My research is intrinsically outward facing and underpinned by a commitment to working with groups of people outside academia. Over the last six years I have been involved in projects with a range of disability arts organisations and SMEs (Dash, Full Circle Arts and Disability Arts Online, Drake Music) and I am a leading academic partner on the research, development and commissioning process for Sick! Festival 2019 on the theme of inequalities. As organiser of the international conference, Present Difference: The Cultural Production of Disability, I worked with the BBC, ITV news, The British Diversity Forum, Full Circle Arts and Outside Centre (disability arts organisations) and the Cornerhouse cinema to produce an event that was open to disabled people and members of the general public. And as curator of the Manchester element of the first UK wide Disability Film Festival, I put together a programme and themed sessions which combined archival news footage, short films and animation to explore the themes of love, work and ordinariness.
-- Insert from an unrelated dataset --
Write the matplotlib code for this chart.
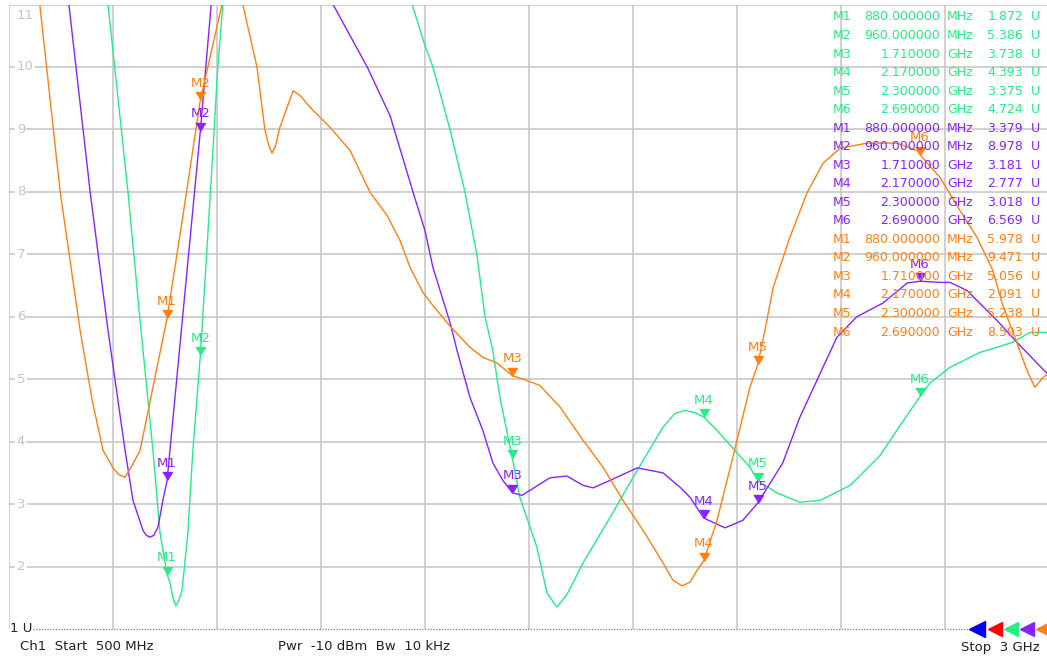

My workstream (‘Now you see us’) on my current AHRC funded project, D4D: disability and community involves work with youth zones (Bolton Lads and Girls Club), a local school (Parrenthorn in Prestwich) and the New Vic Theatre in Stoke, the aim being to work together using arts-based approaches to explore questions of community, identity, equality and inclusion. D4D is shaped around stake-holder co-production and involves working with a range of organisations: ADWUK (Action on Disability and Work UK), DAO (Disability Arts Online), DadaFest, DRUK (Disability Rights UK), Graeae Theatre Company, Mencap, Stroke support groups (Bristol and Cornwall), MS Society UK, NDACA (National Disability Arts Collection and Archive) - SHAPE ARTS. I have also worked closely with the artist and film maker Liz Crow to bring her exhibition Resistance about the T4 project to the Zion Arts Centre in Hulme (February/March 2012) and I have recently published a co-produced piece with her about the use of new social media in arts-based disability activism based on an analysis of the twitter feed that was generated by her exhibition, ‘Bedding Out’. My research on dementia, ageing and disability has also developed through my engagement with creative enterprises such as the Manchester based Small Things. I was a named academic partner on the Arts Council England funding application for ‘The Island’, a project that used The Tempest in the production of a new piece of theatre with residents with dementia at Shore Green in Wythenshaw. This work is discussed in a forthcoming essay with my colleague Hannah Zeilig in John Keady et al, Social Research Methods in Dementia Studies: Inclusion and Innovation (forthcoming 2017).  I have also been invited to serve on the advisory board for a Scottish Film Education project on autism in film and engaging young people with a diagnosis of autism as learners, audience, film makers and actors. I curated Discovery Zone 11 (‘Brainy quotations’) for the Brain box event, Manchester Day (June 19th), and I convened the international Value, Creativity and Human Flourishing workshop here at Manchester Metropolitan University (July 27th-28th). This event that brought together academics, artists, care providers and service users in the exploration of the potential, limits and impact of the arts in relation to questions of human flourishing.